Extract all lines that hold the string "this".
=====
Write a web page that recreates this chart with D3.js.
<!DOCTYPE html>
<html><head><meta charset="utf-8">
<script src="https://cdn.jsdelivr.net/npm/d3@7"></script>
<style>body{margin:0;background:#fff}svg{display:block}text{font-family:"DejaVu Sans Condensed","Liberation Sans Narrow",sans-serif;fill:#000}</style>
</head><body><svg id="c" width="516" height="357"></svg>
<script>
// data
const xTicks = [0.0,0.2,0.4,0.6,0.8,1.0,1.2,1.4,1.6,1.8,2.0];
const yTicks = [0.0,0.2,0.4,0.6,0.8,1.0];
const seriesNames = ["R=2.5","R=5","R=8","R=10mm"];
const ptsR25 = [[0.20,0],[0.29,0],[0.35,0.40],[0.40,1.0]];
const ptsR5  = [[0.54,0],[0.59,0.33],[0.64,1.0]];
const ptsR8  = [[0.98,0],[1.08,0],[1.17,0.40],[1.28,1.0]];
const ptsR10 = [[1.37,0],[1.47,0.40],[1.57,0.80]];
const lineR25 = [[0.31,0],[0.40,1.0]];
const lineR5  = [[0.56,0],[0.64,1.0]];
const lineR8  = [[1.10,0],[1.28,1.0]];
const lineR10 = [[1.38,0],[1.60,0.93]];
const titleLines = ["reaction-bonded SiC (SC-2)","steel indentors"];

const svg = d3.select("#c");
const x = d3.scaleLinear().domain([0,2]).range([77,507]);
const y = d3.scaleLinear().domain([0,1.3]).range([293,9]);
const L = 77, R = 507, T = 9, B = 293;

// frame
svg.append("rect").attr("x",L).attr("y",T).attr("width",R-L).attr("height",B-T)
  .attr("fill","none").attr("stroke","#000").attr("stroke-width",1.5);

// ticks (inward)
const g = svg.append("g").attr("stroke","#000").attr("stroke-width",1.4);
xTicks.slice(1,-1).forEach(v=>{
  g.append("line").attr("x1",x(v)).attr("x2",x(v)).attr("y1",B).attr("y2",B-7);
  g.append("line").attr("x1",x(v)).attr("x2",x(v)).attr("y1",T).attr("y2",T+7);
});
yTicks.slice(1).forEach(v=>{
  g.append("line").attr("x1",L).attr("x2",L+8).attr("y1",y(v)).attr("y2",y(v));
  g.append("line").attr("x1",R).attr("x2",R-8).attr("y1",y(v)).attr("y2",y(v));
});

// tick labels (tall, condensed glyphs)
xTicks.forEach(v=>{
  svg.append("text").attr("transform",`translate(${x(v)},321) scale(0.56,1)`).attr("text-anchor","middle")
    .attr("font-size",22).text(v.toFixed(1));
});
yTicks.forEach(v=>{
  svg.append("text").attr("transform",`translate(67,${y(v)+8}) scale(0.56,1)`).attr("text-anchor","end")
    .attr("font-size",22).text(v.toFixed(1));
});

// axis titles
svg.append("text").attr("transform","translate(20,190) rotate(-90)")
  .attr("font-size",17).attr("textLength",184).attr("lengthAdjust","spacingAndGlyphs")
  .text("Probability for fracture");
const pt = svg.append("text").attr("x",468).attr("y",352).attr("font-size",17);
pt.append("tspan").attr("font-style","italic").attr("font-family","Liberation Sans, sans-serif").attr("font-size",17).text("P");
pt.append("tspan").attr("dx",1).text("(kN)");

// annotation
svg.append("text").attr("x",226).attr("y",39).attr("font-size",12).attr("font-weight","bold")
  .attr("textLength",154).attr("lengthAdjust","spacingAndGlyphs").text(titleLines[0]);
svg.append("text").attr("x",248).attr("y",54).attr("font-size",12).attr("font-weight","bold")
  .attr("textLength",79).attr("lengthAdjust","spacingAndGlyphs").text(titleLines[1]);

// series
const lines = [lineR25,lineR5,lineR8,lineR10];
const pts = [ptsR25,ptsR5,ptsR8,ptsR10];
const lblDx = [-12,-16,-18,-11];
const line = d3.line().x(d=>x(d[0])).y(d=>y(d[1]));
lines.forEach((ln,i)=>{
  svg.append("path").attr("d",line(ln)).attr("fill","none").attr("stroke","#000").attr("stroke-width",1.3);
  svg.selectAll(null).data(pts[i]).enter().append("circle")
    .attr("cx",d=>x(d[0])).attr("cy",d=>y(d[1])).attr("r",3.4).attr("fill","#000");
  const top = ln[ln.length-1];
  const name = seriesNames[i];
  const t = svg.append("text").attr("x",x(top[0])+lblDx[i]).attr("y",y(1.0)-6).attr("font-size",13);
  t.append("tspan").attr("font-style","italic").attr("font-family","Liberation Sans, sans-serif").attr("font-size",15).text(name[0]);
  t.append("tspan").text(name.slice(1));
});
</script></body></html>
=====
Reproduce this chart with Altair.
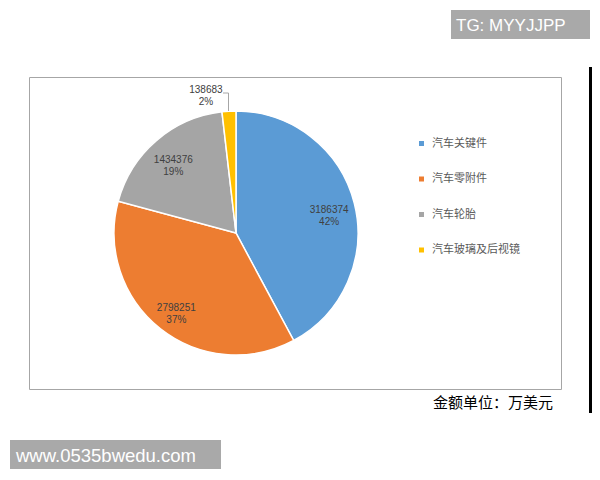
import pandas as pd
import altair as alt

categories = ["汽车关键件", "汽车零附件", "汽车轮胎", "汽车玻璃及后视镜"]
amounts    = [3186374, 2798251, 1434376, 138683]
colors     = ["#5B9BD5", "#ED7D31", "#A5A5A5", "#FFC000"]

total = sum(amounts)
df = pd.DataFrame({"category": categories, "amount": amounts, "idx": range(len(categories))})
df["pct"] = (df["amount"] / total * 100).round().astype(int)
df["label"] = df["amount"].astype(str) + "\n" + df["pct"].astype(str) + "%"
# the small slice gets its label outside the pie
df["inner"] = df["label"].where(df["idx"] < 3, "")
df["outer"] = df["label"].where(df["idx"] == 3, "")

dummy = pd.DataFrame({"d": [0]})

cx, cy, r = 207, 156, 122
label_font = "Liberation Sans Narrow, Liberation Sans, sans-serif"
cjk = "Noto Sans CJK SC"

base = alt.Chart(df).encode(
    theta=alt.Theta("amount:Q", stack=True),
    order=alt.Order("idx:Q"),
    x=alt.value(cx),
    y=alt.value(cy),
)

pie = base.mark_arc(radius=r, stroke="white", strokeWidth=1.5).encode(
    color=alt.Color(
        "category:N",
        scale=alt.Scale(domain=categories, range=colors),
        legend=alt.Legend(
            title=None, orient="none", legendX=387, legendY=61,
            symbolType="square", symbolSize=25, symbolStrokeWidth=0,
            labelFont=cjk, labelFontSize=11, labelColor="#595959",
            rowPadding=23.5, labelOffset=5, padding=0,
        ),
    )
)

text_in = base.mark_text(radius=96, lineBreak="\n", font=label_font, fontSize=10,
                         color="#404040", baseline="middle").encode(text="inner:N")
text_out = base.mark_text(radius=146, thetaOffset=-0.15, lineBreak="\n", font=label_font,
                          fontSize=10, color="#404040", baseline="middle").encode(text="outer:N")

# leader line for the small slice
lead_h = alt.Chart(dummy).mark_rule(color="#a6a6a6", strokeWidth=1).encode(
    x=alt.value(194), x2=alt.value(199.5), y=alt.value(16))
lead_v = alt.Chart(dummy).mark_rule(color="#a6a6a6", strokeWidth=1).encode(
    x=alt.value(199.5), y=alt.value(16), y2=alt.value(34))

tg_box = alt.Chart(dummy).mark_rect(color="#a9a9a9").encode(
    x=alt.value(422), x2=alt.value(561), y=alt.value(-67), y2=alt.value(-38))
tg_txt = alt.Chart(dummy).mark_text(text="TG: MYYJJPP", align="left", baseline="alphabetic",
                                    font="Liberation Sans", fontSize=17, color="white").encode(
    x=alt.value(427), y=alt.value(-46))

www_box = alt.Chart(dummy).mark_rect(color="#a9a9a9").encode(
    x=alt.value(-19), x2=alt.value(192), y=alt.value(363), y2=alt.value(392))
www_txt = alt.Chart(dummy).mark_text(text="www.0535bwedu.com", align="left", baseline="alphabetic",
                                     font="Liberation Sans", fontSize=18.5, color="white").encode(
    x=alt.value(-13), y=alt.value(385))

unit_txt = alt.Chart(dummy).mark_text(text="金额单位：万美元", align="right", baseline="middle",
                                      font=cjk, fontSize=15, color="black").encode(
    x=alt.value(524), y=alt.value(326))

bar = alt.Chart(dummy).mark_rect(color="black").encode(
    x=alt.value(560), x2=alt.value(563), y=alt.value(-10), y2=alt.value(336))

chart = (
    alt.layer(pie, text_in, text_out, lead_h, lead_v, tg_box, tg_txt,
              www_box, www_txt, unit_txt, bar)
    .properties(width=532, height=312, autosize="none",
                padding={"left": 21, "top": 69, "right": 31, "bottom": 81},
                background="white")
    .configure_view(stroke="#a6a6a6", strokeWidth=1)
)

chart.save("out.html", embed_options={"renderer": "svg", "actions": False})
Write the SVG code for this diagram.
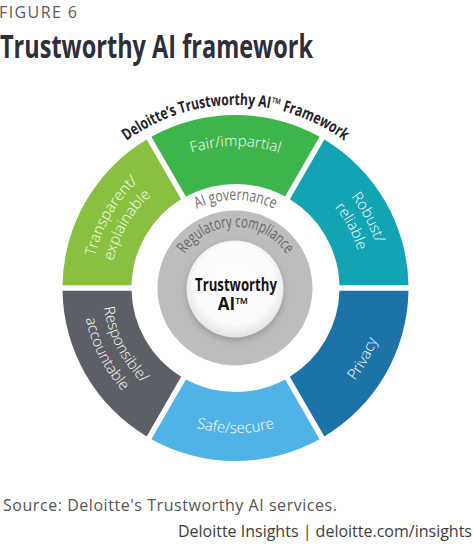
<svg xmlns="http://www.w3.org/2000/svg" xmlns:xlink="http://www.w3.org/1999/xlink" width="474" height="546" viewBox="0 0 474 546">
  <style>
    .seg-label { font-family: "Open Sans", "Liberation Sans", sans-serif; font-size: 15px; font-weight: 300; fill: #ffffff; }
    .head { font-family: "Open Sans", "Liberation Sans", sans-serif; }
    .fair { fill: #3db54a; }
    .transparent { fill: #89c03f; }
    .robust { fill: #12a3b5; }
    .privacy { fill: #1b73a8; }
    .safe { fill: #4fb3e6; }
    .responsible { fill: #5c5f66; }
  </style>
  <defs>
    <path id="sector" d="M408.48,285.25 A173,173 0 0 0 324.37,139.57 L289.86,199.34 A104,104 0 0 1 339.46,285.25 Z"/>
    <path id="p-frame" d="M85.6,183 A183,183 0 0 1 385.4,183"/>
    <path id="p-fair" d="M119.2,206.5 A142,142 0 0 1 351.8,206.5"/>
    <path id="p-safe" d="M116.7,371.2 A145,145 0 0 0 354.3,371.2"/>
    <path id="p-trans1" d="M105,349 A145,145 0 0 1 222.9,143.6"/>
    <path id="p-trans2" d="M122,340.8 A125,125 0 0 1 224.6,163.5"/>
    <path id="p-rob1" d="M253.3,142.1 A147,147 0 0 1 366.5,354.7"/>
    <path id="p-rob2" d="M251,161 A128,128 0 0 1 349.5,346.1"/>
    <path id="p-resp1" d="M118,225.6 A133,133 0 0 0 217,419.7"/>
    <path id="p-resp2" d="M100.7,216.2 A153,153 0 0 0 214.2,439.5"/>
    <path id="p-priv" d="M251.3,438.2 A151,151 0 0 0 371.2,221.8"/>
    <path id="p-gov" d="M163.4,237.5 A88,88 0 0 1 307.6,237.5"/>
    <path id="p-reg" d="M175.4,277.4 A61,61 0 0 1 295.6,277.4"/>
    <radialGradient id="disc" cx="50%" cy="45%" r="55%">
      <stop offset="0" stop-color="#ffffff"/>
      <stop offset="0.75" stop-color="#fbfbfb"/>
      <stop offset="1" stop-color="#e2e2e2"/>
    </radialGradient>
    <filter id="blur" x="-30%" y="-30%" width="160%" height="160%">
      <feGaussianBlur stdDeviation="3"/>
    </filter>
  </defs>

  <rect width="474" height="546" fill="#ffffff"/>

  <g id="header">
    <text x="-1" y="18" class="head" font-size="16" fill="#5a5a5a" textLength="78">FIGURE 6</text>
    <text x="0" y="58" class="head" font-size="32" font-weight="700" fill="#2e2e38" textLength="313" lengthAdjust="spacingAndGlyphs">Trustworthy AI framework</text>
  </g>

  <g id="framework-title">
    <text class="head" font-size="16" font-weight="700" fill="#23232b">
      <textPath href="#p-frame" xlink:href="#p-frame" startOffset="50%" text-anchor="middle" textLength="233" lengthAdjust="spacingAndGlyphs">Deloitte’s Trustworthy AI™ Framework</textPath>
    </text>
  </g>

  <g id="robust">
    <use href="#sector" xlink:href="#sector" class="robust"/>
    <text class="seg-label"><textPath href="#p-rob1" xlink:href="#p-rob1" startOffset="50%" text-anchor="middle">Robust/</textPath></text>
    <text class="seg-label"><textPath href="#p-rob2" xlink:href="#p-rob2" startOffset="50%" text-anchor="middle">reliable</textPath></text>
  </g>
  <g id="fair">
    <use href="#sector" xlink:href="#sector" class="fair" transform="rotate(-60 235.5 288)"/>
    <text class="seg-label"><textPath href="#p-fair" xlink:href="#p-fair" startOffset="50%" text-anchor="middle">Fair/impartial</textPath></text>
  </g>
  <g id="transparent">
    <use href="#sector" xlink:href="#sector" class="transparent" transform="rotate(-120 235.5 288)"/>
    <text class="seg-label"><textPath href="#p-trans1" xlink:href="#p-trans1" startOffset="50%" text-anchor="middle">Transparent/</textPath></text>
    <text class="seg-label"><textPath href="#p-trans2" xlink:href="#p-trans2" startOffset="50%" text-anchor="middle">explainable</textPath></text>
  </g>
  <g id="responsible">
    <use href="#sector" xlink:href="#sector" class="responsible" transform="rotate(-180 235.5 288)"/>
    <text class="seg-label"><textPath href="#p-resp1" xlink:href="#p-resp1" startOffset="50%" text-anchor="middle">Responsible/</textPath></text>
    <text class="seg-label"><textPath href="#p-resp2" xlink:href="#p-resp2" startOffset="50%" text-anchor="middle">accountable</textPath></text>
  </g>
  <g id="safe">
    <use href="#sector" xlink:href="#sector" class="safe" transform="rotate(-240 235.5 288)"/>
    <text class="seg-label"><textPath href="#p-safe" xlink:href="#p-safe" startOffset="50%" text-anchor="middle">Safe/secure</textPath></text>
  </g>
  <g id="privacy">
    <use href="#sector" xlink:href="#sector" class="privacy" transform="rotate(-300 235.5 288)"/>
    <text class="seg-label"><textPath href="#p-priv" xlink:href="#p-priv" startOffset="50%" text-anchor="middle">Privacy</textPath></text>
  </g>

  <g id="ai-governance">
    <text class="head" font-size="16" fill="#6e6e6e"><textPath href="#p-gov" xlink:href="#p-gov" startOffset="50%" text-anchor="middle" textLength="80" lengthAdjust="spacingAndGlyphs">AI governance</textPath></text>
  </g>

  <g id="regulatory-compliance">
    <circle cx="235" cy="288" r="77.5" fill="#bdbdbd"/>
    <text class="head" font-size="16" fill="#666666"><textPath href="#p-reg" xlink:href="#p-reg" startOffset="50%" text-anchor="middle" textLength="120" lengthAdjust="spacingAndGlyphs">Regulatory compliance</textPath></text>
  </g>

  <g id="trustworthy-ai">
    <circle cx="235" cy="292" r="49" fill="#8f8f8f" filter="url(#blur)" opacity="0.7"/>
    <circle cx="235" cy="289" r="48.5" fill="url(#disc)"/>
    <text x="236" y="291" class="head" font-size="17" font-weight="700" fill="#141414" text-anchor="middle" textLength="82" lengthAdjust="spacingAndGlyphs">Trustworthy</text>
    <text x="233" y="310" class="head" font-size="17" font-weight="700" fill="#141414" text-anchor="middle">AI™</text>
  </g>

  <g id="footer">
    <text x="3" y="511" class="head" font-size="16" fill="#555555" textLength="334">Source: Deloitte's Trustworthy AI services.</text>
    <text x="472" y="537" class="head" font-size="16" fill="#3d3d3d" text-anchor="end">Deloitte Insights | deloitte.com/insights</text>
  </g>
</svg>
=====
* [Output below]:
Write a web page that recreates this chart with D3.js.
Reproduce this chart with Altair.
Write the SVG code for this diagram.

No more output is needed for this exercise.